* _Given data_
===

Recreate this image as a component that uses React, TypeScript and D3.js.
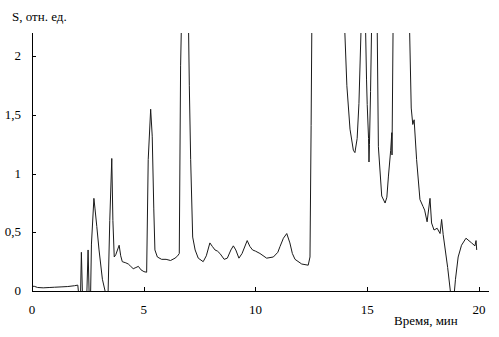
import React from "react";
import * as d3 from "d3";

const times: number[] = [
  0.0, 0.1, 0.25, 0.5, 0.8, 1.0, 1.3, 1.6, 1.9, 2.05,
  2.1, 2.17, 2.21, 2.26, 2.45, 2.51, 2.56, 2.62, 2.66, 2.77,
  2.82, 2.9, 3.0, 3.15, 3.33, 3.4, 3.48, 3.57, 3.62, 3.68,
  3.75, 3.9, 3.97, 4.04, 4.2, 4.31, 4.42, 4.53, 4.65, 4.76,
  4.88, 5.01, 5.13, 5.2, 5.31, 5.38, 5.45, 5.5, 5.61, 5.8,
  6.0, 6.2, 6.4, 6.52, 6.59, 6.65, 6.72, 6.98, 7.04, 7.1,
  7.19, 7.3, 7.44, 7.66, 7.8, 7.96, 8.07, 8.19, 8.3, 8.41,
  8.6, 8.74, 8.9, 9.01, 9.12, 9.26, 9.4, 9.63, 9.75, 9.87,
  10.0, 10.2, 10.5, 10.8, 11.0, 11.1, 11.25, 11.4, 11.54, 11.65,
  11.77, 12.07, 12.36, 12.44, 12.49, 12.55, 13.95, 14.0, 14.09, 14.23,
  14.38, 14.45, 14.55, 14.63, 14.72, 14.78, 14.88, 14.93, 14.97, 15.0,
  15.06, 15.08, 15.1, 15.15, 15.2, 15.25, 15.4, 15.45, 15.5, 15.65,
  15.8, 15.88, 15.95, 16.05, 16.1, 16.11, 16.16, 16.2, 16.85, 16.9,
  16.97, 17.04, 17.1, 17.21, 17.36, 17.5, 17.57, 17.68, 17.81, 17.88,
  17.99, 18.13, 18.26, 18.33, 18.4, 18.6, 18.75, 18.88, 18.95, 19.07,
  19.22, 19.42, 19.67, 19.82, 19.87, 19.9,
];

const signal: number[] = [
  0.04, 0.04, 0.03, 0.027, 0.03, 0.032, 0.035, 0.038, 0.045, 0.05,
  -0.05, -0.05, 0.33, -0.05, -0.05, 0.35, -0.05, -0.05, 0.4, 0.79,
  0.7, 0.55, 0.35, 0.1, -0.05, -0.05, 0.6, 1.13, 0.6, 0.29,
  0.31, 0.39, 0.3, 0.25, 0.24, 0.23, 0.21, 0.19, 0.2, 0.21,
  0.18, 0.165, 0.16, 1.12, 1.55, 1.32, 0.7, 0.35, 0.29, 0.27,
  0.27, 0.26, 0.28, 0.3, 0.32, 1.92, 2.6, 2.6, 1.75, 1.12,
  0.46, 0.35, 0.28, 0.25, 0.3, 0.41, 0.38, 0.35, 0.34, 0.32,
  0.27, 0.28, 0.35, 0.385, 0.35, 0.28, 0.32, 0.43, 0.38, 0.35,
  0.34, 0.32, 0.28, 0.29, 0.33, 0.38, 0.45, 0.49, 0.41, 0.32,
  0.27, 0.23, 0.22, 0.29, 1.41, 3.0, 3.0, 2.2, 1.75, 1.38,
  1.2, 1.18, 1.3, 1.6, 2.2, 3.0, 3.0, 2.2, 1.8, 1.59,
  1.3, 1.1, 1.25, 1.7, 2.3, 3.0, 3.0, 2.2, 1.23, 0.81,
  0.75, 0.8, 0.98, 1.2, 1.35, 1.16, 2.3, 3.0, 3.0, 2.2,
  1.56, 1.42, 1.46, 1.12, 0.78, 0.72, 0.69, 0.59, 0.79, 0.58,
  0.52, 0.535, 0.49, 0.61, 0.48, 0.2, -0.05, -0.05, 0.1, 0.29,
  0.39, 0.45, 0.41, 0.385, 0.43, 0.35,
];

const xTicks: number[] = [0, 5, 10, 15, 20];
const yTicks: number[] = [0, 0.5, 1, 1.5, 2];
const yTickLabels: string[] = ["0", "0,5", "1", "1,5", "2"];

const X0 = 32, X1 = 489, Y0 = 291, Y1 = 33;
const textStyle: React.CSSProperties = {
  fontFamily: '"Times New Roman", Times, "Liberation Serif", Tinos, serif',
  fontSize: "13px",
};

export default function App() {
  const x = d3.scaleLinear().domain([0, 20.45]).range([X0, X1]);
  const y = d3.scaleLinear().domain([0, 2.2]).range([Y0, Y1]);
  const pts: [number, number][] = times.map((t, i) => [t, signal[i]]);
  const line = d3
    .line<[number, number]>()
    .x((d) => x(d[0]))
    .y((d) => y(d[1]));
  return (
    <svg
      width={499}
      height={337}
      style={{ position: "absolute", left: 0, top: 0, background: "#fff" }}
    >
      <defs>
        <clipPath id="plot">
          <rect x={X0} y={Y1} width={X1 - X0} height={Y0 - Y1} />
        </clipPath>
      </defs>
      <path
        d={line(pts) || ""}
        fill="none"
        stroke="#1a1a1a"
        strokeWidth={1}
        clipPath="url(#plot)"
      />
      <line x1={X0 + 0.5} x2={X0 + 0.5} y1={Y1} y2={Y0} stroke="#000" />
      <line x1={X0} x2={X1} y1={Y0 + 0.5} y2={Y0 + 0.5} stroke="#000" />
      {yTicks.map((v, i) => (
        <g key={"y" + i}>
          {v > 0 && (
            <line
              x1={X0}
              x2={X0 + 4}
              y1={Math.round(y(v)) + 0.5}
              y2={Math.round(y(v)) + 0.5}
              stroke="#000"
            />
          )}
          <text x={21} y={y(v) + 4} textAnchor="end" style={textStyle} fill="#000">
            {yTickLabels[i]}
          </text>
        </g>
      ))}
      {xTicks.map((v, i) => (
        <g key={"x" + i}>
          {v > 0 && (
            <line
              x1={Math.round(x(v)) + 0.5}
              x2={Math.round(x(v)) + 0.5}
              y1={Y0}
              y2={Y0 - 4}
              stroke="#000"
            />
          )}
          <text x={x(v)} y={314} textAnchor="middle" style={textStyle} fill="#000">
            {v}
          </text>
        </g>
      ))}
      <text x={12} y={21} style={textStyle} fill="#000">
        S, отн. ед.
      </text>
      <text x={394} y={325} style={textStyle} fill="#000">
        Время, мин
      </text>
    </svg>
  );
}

===

* _Work to be completed_
Reproduce the whole listing above word for word, but not its pictures.

* _Final result_
Recreate this image as a component that uses React, TypeScript and D3.js.
import React from "react";
import * as d3 from "d3";

const times: number[] = [
  0.0, 0.1, 0.25, 0.5, 0.8, 1.0, 1.3, 1.6, 1.9, 2.05,
  2.1, 2.17, 2.21, 2.26, 2.45, 2.51, 2.56, 2.62, 2.66, 2.77,
  2.82, 2.9, 3.0, 3.15, 3.33, 3.4, 3.48, 3.57, 3.62, 3.68,
  3.75, 3.9, 3.97, 4.04, 4.2, 4.31, 4.42, 4.53, 4.65, 4.76,
  4.88, 5.01, 5.13, 5.2, 5.31, 5.38, 5.45, 5.5, 5.61, 5.8,
  6.0, 6.2, 6.4, 6.52, 6.59, 6.65, 6.72, 6.98, 7.04, 7.1,
  7.19, 7.3, 7.44, 7.66, 7.8, 7.96, 8.07, 8.19, 8.3, 8.41,
  8.6, 8.74, 8.9, 9.01, 9.12, 9.26, 9.4, 9.63, 9.75, 9.87,
  10.0, 10.2, 10.5, 10.8, 11.0, 11.1, 11.25, 11.4, 11.54, 11.65,
  11.77, 12.07, 12.36, 12.44, 12.49, 12.55, 13.95, 14.0, 14.09, 14.23,
  14.38, 14.45, 14.55, 14.63, 14.72, 14.78, 14.88, 14.93, 14.97, 15.0,
  15.06, 15.08, 15.1, 15.15, 15.2, 15.25, 15.4, 15.45, 15.5, 15.65,
  15.8, 15.88, 15.95, 16.05, 16.1, 16.11, 16.16, 16.2, 16.85, 16.9,
  16.97, 17.04, 17.1, 17.21, 17.36, 17.5, 17.57, 17.68, 17.81, 17.88,
  17.99, 18.13, 18.26, 18.33, 18.4, 18.6, 18.75, 18.88, 18.95, 19.07,
  19.22, 19.42, 19.67, 19.82, 19.87, 19.9,
];

const signal: number[] = [
  0.04, 0.04, 0.03, 0.027, 0.03, 0.032, 0.035, 0.038, 0.045, 0.05,
  -0.05, -0.05, 0.33, -0.05, -0.05, 0.35, -0.05, -0.05, 0.4, 0.79,
  0.7, 0.55, 0.35, 0.1, -0.05, -0.05, 0.6, 1.13, 0.6, 0.29,
  0.31, 0.39, 0.3, 0.25, 0.24, 0.23, 0.21, 0.19, 0.2, 0.21,
  0.18, 0.165, 0.16, 1.12, 1.55, 1.32, 0.7, 0.35, 0.29, 0.27,
  0.27, 0.26, 0.28, 0.3, 0.32, 1.92, 2.6, 2.6, 1.75, 1.12,
  0.46, 0.35, 0.28, 0.25, 0.3, 0.41, 0.38, 0.35, 0.34, 0.32,
  0.27, 0.28, 0.35, 0.385, 0.35, 0.28, 0.32, 0.43, 0.38, 0.35,
  0.34, 0.32, 0.28, 0.29, 0.33, 0.38, 0.45, 0.49, 0.41, 0.32,
  0.27, 0.23, 0.22, 0.29, 1.41, 3.0, 3.0, 2.2, 1.75, 1.38,
  1.2, 1.18, 1.3, 1.6, 2.2, 3.0, 3.0, 2.2, 1.8, 1.59,
  1.3, 1.1, 1.25, 1.7, 2.3, 3.0, 3.0, 2.2, 1.23, 0.81,
  0.75, 0.8, 0.98, 1.2, 1.35, 1.16, 2.3, 3.0, 3.0, 2.2,
  1.56, 1.42, 1.46, 1.12, 0.78, 0.72, 0.69, 0.59, 0.79, 0.58,
  0.52, 0.535, 0.49, 0.61, 0.48, 0.2, -0.05, -0.05, 0.1, 0.29,
  0.39, 0.45, 0.41, 0.385, 0.43, 0.35,
];

const xTicks: number[] = [0, 5, 10, 15, 20];
const yTicks: number[] = [0, 0.5, 1, 1.5, 2];
const yTickLabels: string[] = ["0", "0,5", "1", "1,5", "2"];

const X0 = 32, X1 = 489, Y0 = 291, Y1 = 33;
const textStyle: React.CSSProperties = {
  fontFamily: '"Times New Roman", Times, "Liberation Serif", Tinos, serif',
  fontSize: "13px",
};

export default function App() {
  const x = d3.scaleLinear().domain([0, 20.45]).range([X0, X1]);
  const y = d3.scaleLinear().domain([0, 2.2]).range([Y0, Y1]);
  const pts: [number, number][] = times.map((t, i) => [t, signal[i]]);
  const line = d3
    .line<[number, number]>()
    .x((d) => x(d[0]))
    .y((d) => y(d[1]));
  return (
    <svg
      width={499}
      height={337}
      style={{ position: "absolute", left: 0, top: 0, background: "#fff" }}
    >
      <defs>
        <clipPath id="plot">
          <rect x={X0} y={Y1} width={X1 - X0} height={Y0 - Y1} />
        </clipPath>
      </defs>
      <path
        d={line(pts) || ""}
        fill="none"
        stroke="#1a1a1a"
        strokeWidth={1}
        clipPath="url(#plot)"
      />
      <line x1={X0 + 0.5} x2={X0 + 0.5} y1={Y1} y2={Y0} stroke="#000" />
      <line x1={X0} x2={X1} y1={Y0 + 0.5} y2={Y0 + 0.5} stroke="#000" />
      {yTicks.map((v, i) => (
        <g key={"y" + i}>
          {v > 0 && (
            <line
              x1={X0}
              x2={X0 + 4}
              y1={Math.round(y(v)) + 0.5}
              y2={Math.round(y(v)) + 0.5}
              stroke="#000"
            />
          )}
          <text x={21} y={y(v) + 4} textAnchor="end" style={textStyle} fill="#000">
            {yTickLabels[i]}
          </text>
        </g>
      ))}
      {xTicks.map((v, i) => (
        <g key={"x" + i}>
          {v > 0 && (
            <line
              x1={Math.round(x(v)) + 0.5}
              x2={Math.round(x(v)) + 0.5}
              y1={Y0}
              y2={Y0 - 4}
              stroke="#000"
            />
          )}
          <text x={x(v)} y={314} textAnchor="middle" style={textStyle} fill="#000">
            {v}
          </text>
        </g>
      ))}
      <text x={12} y={21} style={textStyle} fill="#000">
        S, отн. ед.
      </text>
      <text x={394} y={325} style={textStyle} fill="#000">
        Время, мин
      </text>
    </svg>
  );
}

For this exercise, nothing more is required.